# WHAT TO WORK ON
Print every entry, word for word, and skip the images.

# SUPPLIED DATA
*-*-*

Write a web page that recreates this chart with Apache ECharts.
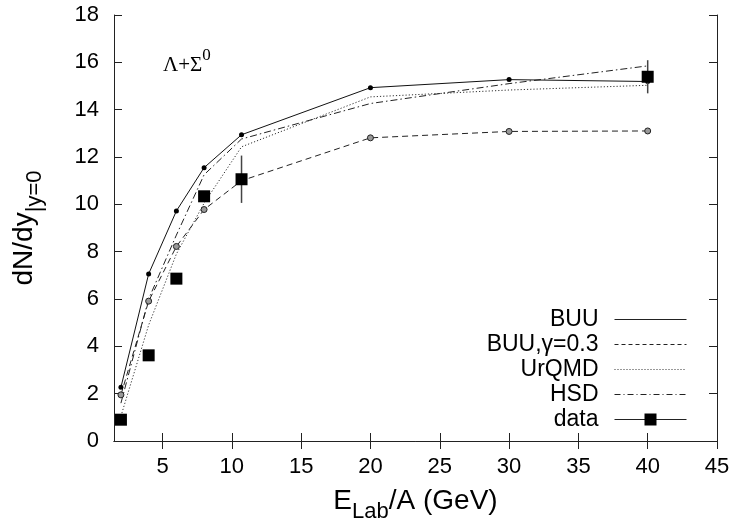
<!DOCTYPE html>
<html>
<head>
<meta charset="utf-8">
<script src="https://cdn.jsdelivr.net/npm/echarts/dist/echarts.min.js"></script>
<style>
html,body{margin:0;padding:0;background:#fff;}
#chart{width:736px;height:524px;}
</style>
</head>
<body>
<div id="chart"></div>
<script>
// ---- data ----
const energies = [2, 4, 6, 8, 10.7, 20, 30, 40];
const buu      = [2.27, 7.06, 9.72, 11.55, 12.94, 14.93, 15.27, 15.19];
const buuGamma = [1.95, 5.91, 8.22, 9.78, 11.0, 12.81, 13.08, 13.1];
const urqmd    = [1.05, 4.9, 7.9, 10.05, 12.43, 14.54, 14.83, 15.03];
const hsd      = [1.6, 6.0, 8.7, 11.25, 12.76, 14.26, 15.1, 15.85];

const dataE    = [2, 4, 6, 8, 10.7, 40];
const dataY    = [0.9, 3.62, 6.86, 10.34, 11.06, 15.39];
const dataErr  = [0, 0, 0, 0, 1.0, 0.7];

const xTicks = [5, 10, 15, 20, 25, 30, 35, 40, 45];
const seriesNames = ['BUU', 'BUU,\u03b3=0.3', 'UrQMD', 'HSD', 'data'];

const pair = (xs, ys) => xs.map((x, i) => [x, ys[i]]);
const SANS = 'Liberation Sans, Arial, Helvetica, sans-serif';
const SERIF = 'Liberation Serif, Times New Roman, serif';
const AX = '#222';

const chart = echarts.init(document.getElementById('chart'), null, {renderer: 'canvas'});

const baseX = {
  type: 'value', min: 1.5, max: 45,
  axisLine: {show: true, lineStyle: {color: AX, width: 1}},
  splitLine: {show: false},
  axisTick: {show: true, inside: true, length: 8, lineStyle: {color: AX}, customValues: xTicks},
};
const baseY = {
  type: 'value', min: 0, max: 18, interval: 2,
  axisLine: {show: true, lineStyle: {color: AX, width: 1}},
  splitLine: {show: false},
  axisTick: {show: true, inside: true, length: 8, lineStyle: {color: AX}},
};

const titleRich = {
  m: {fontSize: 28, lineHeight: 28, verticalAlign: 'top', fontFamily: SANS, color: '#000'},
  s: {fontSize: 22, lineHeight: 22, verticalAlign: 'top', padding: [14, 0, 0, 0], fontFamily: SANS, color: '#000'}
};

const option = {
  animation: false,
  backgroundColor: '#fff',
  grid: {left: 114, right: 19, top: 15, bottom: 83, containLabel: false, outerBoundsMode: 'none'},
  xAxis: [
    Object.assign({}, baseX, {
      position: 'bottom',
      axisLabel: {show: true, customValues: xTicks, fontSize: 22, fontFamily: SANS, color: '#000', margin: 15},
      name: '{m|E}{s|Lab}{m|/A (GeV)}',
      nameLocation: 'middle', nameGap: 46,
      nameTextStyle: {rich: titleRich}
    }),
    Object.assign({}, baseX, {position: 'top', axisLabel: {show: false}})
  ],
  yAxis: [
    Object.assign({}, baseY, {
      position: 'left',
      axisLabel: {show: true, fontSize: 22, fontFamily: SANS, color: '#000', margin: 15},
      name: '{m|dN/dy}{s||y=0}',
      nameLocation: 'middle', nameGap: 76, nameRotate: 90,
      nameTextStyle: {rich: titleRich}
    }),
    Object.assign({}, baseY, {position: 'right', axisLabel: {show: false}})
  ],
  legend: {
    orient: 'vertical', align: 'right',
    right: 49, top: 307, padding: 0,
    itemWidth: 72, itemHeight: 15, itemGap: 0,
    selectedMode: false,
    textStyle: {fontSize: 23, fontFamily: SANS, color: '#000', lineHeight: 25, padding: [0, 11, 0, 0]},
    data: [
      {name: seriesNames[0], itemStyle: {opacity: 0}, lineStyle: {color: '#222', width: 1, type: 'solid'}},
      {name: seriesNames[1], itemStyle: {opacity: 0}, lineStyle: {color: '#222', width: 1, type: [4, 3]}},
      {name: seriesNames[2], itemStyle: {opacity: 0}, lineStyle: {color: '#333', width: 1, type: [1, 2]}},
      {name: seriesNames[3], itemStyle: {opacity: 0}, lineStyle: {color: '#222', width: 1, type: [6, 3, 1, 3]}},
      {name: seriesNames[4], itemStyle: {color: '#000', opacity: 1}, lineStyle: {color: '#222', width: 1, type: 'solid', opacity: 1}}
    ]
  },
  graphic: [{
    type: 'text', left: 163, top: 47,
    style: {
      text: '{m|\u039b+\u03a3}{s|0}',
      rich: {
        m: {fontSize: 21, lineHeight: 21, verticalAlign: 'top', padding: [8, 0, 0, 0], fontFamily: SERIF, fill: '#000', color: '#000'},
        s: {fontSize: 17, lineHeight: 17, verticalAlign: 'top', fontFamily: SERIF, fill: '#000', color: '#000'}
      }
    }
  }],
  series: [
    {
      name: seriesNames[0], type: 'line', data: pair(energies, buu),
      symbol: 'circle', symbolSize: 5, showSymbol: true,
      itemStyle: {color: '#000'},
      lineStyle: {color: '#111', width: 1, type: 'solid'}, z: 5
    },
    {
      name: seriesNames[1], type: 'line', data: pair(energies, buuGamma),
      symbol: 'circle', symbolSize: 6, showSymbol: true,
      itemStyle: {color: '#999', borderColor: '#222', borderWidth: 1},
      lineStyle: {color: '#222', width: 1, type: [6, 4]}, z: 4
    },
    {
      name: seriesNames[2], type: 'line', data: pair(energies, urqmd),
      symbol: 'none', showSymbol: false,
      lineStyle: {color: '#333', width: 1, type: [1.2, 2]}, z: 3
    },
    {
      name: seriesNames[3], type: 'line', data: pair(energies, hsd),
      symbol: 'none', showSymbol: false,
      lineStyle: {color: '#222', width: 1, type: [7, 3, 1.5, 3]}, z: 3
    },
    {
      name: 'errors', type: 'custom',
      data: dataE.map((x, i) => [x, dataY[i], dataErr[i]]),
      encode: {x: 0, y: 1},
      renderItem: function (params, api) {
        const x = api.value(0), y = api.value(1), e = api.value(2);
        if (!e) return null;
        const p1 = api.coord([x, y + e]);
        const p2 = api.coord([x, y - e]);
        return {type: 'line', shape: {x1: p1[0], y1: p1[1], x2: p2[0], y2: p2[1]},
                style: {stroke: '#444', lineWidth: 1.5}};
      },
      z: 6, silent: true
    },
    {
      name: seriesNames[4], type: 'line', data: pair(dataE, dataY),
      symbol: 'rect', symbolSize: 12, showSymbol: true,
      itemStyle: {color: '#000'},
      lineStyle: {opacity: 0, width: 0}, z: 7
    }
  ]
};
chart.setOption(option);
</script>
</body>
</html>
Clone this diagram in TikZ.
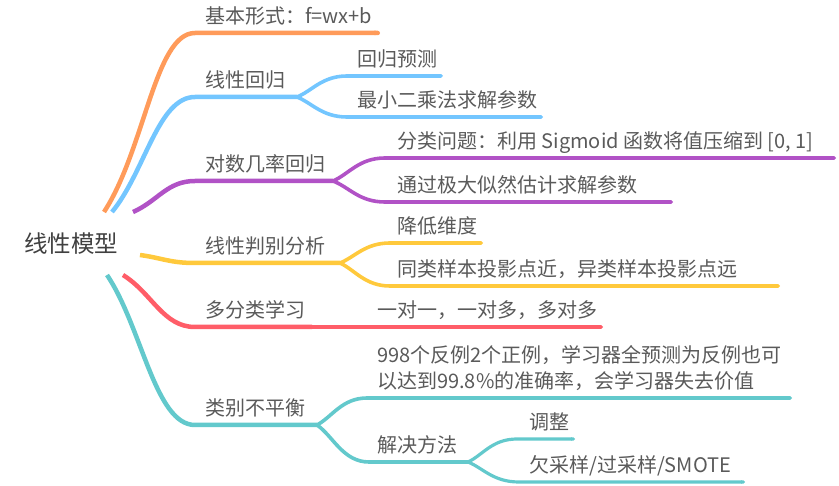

*-*-*

# ANSWER TO THIS EXERCISE
Write a web page that recreates this chart with Apache ECharts.
<!DOCTYPE html>
<html>
<head>
<meta charset="utf-8">
<script src="https://cdn.jsdelivr.net/npm/echarts/dist/echarts.min.js"></script>
<style>
html,body{margin:0;padding:0;background:#fff;}
#chart{width:736px;height:524px;}
</style>
</head>
<body>
<div id="chart"></div>
<script>
// ---- data ----
const energies = [2, 4, 6, 8, 10.7, 20, 30, 40];
const buu      = [2.27, 7.06, 9.72, 11.55, 12.94, 14.93, 15.27, 15.19];
const buuGamma = [1.95, 5.91, 8.22, 9.78, 11.0, 12.81, 13.08, 13.1];
const urqmd    = [1.05, 4.9, 7.9, 10.05, 12.43, 14.54, 14.83, 15.03];
const hsd      = [1.6, 6.0, 8.7, 11.25, 12.76, 14.26, 15.1, 15.85];

const dataE    = [2, 4, 6, 8, 10.7, 40];
const dataY    = [0.9, 3.62, 6.86, 10.34, 11.06, 15.39];
const dataErr  = [0, 0, 0, 0, 1.0, 0.7];

const xTicks = [5, 10, 15, 20, 25, 30, 35, 40, 45];
const seriesNames = ['BUU', 'BUU,\u03b3=0.3', 'UrQMD', 'HSD', 'data'];

const pair = (xs, ys) => xs.map((x, i) => [x, ys[i]]);
const SANS = 'Liberation Sans, Arial, Helvetica, sans-serif';
const SERIF = 'Liberation Serif, Times New Roman, serif';
const AX = '#222';

const chart = echarts.init(document.getElementById('chart'), null, {renderer: 'canvas'});

const baseX = {
  type: 'value', min: 1.5, max: 45,
  axisLine: {show: true, lineStyle: {color: AX, width: 1}},
  splitLine: {show: false},
  axisTick: {show: true, inside: true, length: 8, lineStyle: {color: AX}, customValues: xTicks},
};
const baseY = {
  type: 'value', min: 0, max: 18, interval: 2,
  axisLine: {show: true, lineStyle: {color: AX, width: 1}},
  splitLine: {show: false},
  axisTick: {show: true, inside: true, length: 8, lineStyle: {color: AX}},
};

const titleRich = {
  m: {fontSize: 28, lineHeight: 28, verticalAlign: 'top', fontFamily: SANS, color: '#000'},
  s: {fontSize: 22, lineHeight: 22, verticalAlign: 'top', padding: [14, 0, 0, 0], fontFamily: SANS, color: '#000'}
};

const option = {
  animation: false,
  backgroundColor: '#fff',
  grid: {left: 114, right: 19, top: 15, bottom: 83, containLabel: false, outerBoundsMode: 'none'},
  xAxis: [
    Object.assign({}, baseX, {
      position: 'bottom',
      axisLabel: {show: true, customValues: xTicks, fontSize: 22, fontFamily: SANS, color: '#000', margin: 15},
      name: '{m|E}{s|Lab}{m|/A (GeV)}',
      nameLocation: 'middle', nameGap: 46,
      nameTextStyle: {rich: titleRich}
    }),
    Object.assign({}, baseX, {position: 'top', axisLabel: {show: false}})
  ],
  yAxis: [
    Object.assign({}, baseY, {
      position: 'left',
      axisLabel: {show: true, fontSize: 22, fontFamily: SANS, color: '#000', margin: 15},
      name: '{m|dN/dy}{s||y=0}',
      nameLocation: 'middle', nameGap: 76, nameRotate: 90,
      nameTextStyle: {rich: titleRich}
    }),
    Object.assign({}, baseY, {position: 'right', axisLabel: {show: false}})
  ],
  legend: {
    orient: 'vertical', align: 'right',
    right: 49, top: 307, padding: 0,
    itemWidth: 72, itemHeight: 15, itemGap: 0,
    selectedMode: false,
    textStyle: {fontSize: 23, fontFamily: SANS, color: '#000', lineHeight: 25, padding: [0, 11, 0, 0]},
    data: [
      {name: seriesNames[0], itemStyle: {opacity: 0}, lineStyle: {color: '#222', width: 1, type: 'solid'}},
      {name: seriesNames[1], itemStyle: {opacity: 0}, lineStyle: {color: '#222', width: 1, type: [4, 3]}},
      {name: seriesNames[2], itemStyle: {opacity: 0}, lineStyle: {color: '#333', width: 1, type: [1, 2]}},
      {name: seriesNames[3], itemStyle: {opacity: 0}, lineStyle: {color: '#222', width: 1, type: [6, 3, 1, 3]}},
      {name: seriesNames[4], itemStyle: {color: '#000', opacity: 1}, lineStyle: {color: '#222', width: 1, type: 'solid', opacity: 1}}
    ]
  },
  graphic: [{
    type: 'text', left: 163, top: 47,
    style: {
      text: '{m|\u039b+\u03a3}{s|0}',
      rich: {
        m: {fontSize: 21, lineHeight: 21, verticalAlign: 'top', padding: [8, 0, 0, 0], fontFamily: SERIF, fill: '#000', color: '#000'},
        s: {fontSize: 17, lineHeight: 17, verticalAlign: 'top', fontFamily: SERIF, fill: '#000', color: '#000'}
      }
    }
  }],
  series: [
    {
      name: seriesNames[0], type: 'line', data: pair(energies, buu),
      symbol: 'circle', symbolSize: 5, showSymbol: true,
      itemStyle: {color: '#000'},
      lineStyle: {color: '#111', width: 1, type: 'solid'}, z: 5
    },
    {
      name: seriesNames[1], type: 'line', data: pair(energies, buuGamma),
      symbol: 'circle', symbolSize: 6, showSymbol: true,
      itemStyle: {color: '#999', borderColor: '#222', borderWidth: 1},
      lineStyle: {color: '#222', width: 1, type: [6, 4]}, z: 4
    },
    {
      name: seriesNames[2], type: 'line', data: pair(energies, urqmd),
      symbol: 'none', showSymbol: false,
      lineStyle: {color: '#333', width: 1, type: [1.2, 2]}, z: 3
    },
    {
      name: seriesNames[3], type: 'line', data: pair(energies, hsd),
      symbol: 'none', showSymbol: false,
      lineStyle: {color: '#222', width: 1, type: [7, 3, 1.5, 3]}, z: 3
    },
    {
      name: 'errors', type: 'custom',
      data: dataE.map((x, i) => [x, dataY[i], dataErr[i]]),
      encode: {x: 0, y: 1},
      renderItem: function (params, api) {
        const x = api.value(0), y = api.value(1), e = api.value(2);
        if (!e) return null;
        const p1 = api.coord([x, y + e]);
        const p2 = api.coord([x, y - e]);
        return {type: 'line', shape: {x1: p1[0], y1: p1[1], x2: p2[0], y2: p2[1]},
                style: {stroke: '#444', lineWidth: 1.5}};
      },
      z: 6, silent: true
    },
    {
      name: seriesNames[4], type: 'line', data: pair(dataE, dataY),
      symbol: 'rect', symbolSize: 12, showSymbol: true,
      itemStyle: {color: '#000'},
      lineStyle: {opacity: 0, width: 0}, z: 7
    }
  ]
};
chart.setOption(option);
</script>
</body>
</html>
Clone this diagram in TikZ.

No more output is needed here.